On the 27th of September 1996, a Last Supper was held at The Restaurant Manfredi after 13 years in Ultimo. A week later bel mondo opened its doors, ushering in a new era of Australian dining in the heart of Sydney’s Rocks district.

Architect Luigi Rosselli,  was commissioned by  Manfredi and Manfredi Hughes,   and worked with  the existing heritage warehouse space to create a restaurant of unparalleled drama and distinction. High ceilings, light-drenched windows and  stark industrial fit-outs achieved a balance of the historical and the contemporary perfectly suited to Manfredi’s refined cuisine, while diners received one of the first real glimpses into the heart of the machine.
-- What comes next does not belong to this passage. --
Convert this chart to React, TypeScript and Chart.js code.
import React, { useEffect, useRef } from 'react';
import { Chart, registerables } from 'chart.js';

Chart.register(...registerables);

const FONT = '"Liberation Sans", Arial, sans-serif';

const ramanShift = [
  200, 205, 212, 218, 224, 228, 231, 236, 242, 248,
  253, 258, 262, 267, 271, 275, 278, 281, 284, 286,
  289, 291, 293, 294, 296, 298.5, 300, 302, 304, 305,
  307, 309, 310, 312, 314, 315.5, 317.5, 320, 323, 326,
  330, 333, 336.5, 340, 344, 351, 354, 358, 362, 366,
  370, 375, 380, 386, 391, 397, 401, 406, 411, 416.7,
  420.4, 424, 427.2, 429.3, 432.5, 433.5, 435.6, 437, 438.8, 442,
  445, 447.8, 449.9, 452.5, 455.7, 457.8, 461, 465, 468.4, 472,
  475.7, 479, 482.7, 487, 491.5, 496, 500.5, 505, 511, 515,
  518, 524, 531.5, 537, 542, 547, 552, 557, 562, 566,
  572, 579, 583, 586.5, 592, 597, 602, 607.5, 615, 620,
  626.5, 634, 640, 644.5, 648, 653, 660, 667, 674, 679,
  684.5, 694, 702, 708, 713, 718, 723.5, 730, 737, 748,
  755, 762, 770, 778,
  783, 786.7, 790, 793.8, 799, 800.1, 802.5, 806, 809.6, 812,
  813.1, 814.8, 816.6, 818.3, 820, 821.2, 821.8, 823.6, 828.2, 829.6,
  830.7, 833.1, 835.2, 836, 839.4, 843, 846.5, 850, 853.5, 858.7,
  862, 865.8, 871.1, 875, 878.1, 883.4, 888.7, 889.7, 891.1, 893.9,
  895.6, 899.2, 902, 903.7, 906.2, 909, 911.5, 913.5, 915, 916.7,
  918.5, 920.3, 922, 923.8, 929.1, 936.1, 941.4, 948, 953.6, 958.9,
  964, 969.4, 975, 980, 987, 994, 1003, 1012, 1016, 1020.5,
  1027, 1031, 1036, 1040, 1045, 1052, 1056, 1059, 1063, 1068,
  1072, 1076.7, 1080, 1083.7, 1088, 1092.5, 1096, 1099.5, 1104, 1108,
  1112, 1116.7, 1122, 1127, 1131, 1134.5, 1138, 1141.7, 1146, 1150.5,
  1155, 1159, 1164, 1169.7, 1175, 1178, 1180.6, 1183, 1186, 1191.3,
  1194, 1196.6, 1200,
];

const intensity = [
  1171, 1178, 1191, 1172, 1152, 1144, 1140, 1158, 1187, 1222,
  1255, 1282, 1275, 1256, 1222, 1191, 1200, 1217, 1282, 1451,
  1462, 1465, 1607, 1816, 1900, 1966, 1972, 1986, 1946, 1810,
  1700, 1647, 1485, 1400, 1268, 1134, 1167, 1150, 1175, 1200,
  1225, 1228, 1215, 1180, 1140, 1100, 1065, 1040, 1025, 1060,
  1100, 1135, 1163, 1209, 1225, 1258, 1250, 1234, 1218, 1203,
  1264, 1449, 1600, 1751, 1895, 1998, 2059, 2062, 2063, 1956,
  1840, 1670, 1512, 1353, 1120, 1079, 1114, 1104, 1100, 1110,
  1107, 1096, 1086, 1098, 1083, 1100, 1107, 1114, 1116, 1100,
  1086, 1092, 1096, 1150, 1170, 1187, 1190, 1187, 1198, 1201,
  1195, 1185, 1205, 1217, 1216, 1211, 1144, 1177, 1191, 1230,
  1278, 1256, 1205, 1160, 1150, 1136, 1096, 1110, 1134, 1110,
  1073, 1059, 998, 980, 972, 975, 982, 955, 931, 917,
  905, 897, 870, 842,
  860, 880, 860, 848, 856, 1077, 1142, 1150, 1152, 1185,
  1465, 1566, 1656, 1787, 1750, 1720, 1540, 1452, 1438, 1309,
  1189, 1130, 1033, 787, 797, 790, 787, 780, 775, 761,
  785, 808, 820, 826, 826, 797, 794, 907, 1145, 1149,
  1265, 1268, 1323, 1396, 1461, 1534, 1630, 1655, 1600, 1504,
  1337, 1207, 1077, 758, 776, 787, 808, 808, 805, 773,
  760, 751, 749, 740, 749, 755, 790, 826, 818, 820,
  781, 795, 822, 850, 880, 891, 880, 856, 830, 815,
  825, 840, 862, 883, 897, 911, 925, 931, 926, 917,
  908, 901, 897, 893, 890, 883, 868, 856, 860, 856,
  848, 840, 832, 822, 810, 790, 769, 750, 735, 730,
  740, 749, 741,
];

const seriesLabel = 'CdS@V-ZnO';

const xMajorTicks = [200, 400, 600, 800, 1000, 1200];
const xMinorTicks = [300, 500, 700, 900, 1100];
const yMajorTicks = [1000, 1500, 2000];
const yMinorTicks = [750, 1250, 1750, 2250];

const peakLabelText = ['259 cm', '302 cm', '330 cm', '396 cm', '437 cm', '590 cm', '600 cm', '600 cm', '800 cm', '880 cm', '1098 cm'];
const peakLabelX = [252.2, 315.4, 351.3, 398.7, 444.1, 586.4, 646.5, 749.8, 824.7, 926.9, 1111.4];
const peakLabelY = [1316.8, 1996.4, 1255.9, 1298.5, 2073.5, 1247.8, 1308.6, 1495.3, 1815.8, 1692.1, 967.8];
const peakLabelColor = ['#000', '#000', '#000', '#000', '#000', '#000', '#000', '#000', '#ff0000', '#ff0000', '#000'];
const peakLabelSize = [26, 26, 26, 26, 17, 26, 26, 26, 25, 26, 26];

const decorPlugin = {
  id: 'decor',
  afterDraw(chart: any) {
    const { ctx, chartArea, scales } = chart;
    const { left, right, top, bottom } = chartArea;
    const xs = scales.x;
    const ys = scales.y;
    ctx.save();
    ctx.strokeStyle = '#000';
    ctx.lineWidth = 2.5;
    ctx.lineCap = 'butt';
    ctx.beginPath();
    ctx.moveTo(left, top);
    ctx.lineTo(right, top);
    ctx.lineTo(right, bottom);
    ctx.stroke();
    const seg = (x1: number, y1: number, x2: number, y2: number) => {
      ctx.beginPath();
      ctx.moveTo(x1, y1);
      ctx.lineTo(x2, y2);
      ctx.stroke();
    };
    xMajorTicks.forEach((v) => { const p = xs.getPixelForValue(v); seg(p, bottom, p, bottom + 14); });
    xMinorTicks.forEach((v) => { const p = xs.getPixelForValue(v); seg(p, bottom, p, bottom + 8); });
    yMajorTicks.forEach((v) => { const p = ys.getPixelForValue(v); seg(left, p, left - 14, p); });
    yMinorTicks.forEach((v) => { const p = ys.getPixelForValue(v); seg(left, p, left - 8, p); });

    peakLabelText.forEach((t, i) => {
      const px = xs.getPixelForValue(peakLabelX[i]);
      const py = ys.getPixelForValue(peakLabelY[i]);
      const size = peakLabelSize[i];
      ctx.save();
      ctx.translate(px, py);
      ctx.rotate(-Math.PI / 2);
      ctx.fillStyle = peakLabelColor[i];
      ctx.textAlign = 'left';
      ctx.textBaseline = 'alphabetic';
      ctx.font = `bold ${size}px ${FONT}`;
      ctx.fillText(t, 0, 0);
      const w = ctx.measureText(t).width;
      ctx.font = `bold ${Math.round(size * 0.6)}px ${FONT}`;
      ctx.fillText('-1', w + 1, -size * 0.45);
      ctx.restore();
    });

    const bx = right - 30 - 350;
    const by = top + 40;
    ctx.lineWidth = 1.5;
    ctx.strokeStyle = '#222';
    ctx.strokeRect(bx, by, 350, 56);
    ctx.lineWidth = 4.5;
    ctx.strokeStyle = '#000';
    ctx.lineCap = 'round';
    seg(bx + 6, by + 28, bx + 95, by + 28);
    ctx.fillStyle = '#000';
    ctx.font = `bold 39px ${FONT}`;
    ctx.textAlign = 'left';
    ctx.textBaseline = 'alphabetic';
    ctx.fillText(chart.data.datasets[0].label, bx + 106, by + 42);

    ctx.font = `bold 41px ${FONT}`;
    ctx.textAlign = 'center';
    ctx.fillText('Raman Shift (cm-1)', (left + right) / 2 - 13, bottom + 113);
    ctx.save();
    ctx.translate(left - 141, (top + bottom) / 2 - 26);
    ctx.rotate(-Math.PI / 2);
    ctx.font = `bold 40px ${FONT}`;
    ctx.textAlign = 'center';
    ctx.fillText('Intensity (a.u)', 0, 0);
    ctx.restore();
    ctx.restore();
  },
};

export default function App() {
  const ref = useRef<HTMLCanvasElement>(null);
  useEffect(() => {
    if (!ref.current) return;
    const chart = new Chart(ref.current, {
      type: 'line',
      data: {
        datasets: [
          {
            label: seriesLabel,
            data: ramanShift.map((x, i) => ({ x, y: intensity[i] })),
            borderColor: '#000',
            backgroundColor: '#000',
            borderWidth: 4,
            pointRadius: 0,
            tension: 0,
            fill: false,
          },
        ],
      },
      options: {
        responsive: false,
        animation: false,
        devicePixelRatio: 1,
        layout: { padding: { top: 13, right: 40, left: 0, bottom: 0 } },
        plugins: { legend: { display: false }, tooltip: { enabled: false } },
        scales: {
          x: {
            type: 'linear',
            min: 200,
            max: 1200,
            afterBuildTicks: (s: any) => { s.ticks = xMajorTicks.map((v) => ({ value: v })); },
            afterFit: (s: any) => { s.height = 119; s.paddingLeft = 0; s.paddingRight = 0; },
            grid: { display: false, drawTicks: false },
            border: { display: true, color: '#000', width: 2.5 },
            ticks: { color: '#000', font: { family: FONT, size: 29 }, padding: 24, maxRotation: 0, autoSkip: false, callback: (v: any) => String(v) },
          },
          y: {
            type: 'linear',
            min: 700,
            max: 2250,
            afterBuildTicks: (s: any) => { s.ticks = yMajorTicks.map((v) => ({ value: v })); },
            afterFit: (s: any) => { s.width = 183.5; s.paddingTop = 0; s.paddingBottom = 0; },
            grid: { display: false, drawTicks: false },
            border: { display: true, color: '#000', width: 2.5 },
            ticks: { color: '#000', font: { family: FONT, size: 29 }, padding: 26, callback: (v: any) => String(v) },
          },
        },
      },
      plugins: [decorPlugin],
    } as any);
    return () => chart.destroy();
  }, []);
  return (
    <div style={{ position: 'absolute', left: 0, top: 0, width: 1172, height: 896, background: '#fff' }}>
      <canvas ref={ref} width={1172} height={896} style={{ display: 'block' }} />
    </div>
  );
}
Manfredi’s kitchen, elevated to prime status by Rosselli atop a platform of recycled Kauri Pine floors boards and powder coated steel, cemented the 90’s dining culture as one of voyeuristic spectacle.

With Manfredi Hughes bringing an inspired  New York approach, Bel mondo heralded  the first restaurant in Sydney to showcase a refined warehouse chic creating a new benchmark  in style .

Within months of opening, and awarded 2 hats consistently; with Manfredi at the helm,  bel mondo was hailed as “the restaurant event of the year” by the Sydney Morning Herald, while the New York Times and Vogue Entertaining claimed it “the best Italian food in Australia” and “the place to see and be seen” respectively. It went on to win a wave of awards, including Best New Restaurant (1997), Best Restaurant Sydney City (1998) and Best Restaurant NSW (1999) at the American Express Good Food Guide Awards.

Sold by the Manfredi family in 2002, bel mondo remained a staple of Sydney dining for another 12 years  and a destination for overseas visitors, a testament to the name and reputation it established under Manfredi’s passionate eye.